* [Short exercise]:
Go through the listing and set it down exactly, leaving out its pictures.

* [Recorded information]:
########################################

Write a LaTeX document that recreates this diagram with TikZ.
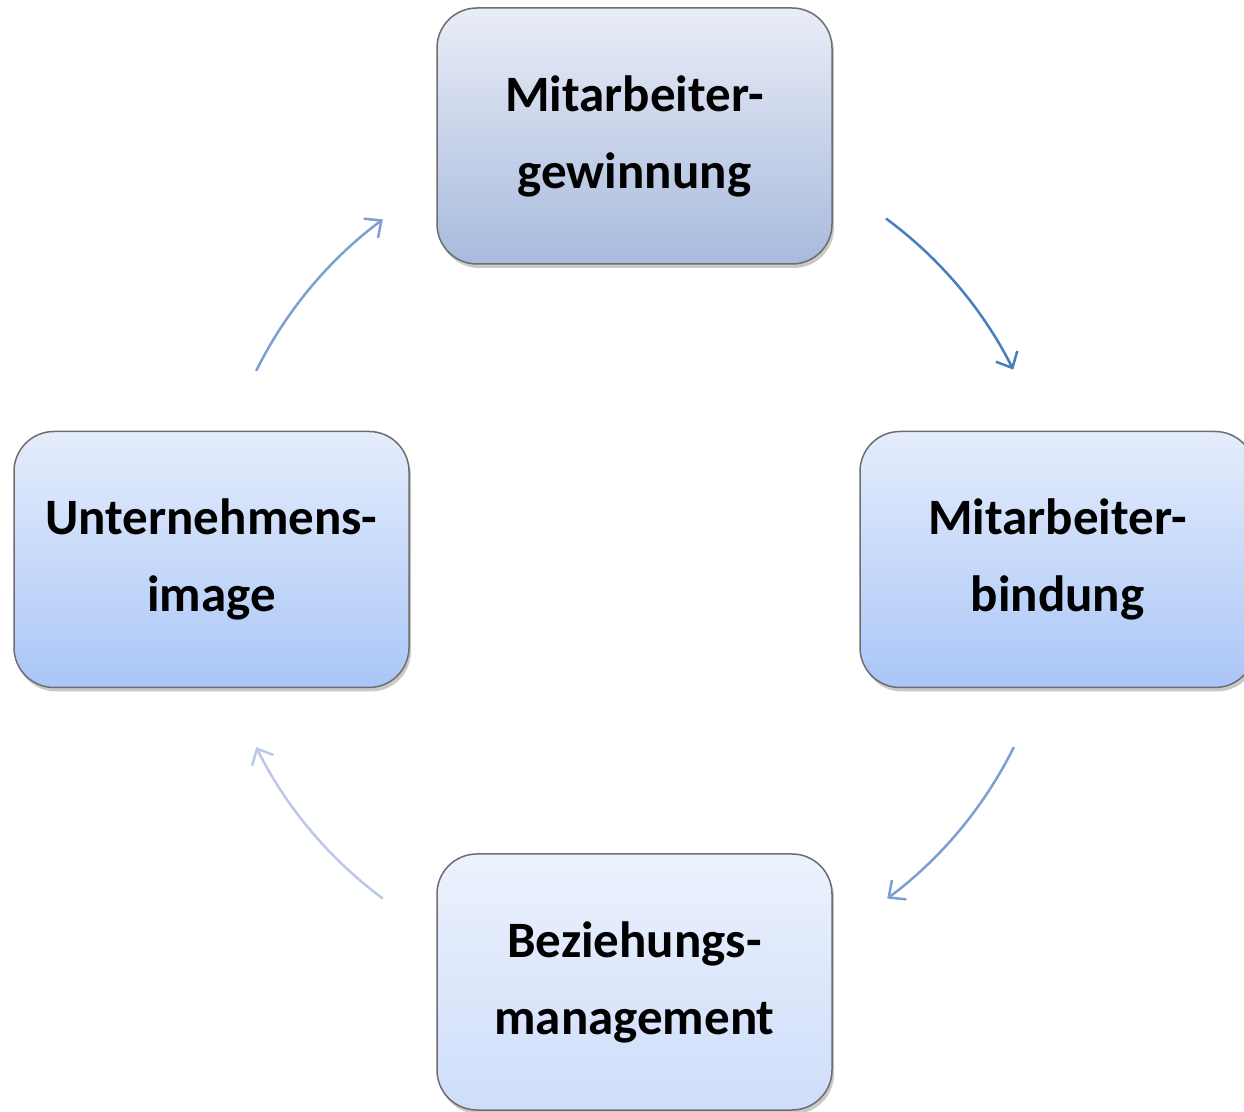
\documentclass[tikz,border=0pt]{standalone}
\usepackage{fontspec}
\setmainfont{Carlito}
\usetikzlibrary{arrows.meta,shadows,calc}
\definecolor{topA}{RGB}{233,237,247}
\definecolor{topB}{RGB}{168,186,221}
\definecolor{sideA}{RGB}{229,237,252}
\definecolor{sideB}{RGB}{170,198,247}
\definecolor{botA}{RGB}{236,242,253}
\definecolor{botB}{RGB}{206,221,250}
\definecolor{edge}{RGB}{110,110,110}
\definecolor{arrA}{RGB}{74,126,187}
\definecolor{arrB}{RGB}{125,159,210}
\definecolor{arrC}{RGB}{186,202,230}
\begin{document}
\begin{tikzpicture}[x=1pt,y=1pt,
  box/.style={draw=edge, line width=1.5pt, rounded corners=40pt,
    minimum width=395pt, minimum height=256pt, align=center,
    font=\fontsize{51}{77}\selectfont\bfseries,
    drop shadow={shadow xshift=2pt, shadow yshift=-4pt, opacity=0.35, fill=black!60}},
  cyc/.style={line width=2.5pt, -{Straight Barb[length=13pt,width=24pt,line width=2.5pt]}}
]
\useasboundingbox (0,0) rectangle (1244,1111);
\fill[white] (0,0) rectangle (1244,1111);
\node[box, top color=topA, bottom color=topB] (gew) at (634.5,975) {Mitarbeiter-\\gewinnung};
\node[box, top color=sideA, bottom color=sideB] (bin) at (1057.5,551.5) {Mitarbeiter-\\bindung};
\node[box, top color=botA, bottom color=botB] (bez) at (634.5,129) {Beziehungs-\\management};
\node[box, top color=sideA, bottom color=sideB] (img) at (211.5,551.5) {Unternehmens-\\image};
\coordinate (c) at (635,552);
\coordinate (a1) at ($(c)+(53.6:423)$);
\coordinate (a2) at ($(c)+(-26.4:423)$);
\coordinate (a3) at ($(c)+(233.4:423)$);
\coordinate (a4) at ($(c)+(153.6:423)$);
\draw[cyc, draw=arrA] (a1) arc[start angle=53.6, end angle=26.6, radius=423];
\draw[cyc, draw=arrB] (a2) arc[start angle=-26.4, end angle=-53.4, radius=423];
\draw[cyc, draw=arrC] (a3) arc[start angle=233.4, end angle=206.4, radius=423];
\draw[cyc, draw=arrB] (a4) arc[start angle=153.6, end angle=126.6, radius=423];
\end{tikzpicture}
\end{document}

########################################

* [Complete response]:
Write a LaTeX document that recreates this diagram with TikZ.
\documentclass[tikz,border=0pt]{standalone}
\usepackage{fontspec}
\setmainfont{Carlito}
\usetikzlibrary{arrows.meta,shadows,calc}
\definecolor{topA}{RGB}{233,237,247}
\definecolor{topB}{RGB}{168,186,221}
\definecolor{sideA}{RGB}{229,237,252}
\definecolor{sideB}{RGB}{170,198,247}
\definecolor{botA}{RGB}{236,242,253}
\definecolor{botB}{RGB}{206,221,250}
\definecolor{edge}{RGB}{110,110,110}
\definecolor{arrA}{RGB}{74,126,187}
\definecolor{arrB}{RGB}{125,159,210}
\definecolor{arrC}{RGB}{186,202,230}
\begin{document}
\begin{tikzpicture}[x=1pt,y=1pt,
  box/.style={draw=edge, line width=1.5pt, rounded corners=40pt,
    minimum width=395pt, minimum height=256pt, align=center,
    font=\fontsize{51}{77}\selectfont\bfseries,
    drop shadow={shadow xshift=2pt, shadow yshift=-4pt, opacity=0.35, fill=black!60}},
  cyc/.style={line width=2.5pt, -{Straight Barb[length=13pt,width=24pt,line width=2.5pt]}}
]
\useasboundingbox (0,0) rectangle (1244,1111);
\fill[white] (0,0) rectangle (1244,1111);
\node[box, top color=topA, bottom color=topB] (gew) at (634.5,975) {Mitarbeiter-\\gewinnung};
\node[box, top color=sideA, bottom color=sideB] (bin) at (1057.5,551.5) {Mitarbeiter-\\bindung};
\node[box, top color=botA, bottom color=botB] (bez) at (634.5,129) {Beziehungs-\\management};
\node[box, top color=sideA, bottom color=sideB] (img) at (211.5,551.5) {Unternehmens-\\image};
\coordinate (c) at (635,552);
\coordinate (a1) at ($(c)+(53.6:423)$);
\coordinate (a2) at ($(c)+(-26.4:423)$);
\coordinate (a3) at ($(c)+(233.4:423)$);
\coordinate (a4) at ($(c)+(153.6:423)$);
\draw[cyc, draw=arrA] (a1) arc[start angle=53.6, end angle=26.6, radius=423];
\draw[cyc, draw=arrB] (a2) arc[start angle=-26.4, end angle=-53.4, radius=423];
\draw[cyc, draw=arrC] (a3) arc[start angle=233.4, end angle=206.4, radius=423];
\draw[cyc, draw=arrB] (a4) arc[start angle=153.6, end angle=126.6, radius=423];
\end{tikzpicture}
\end{document}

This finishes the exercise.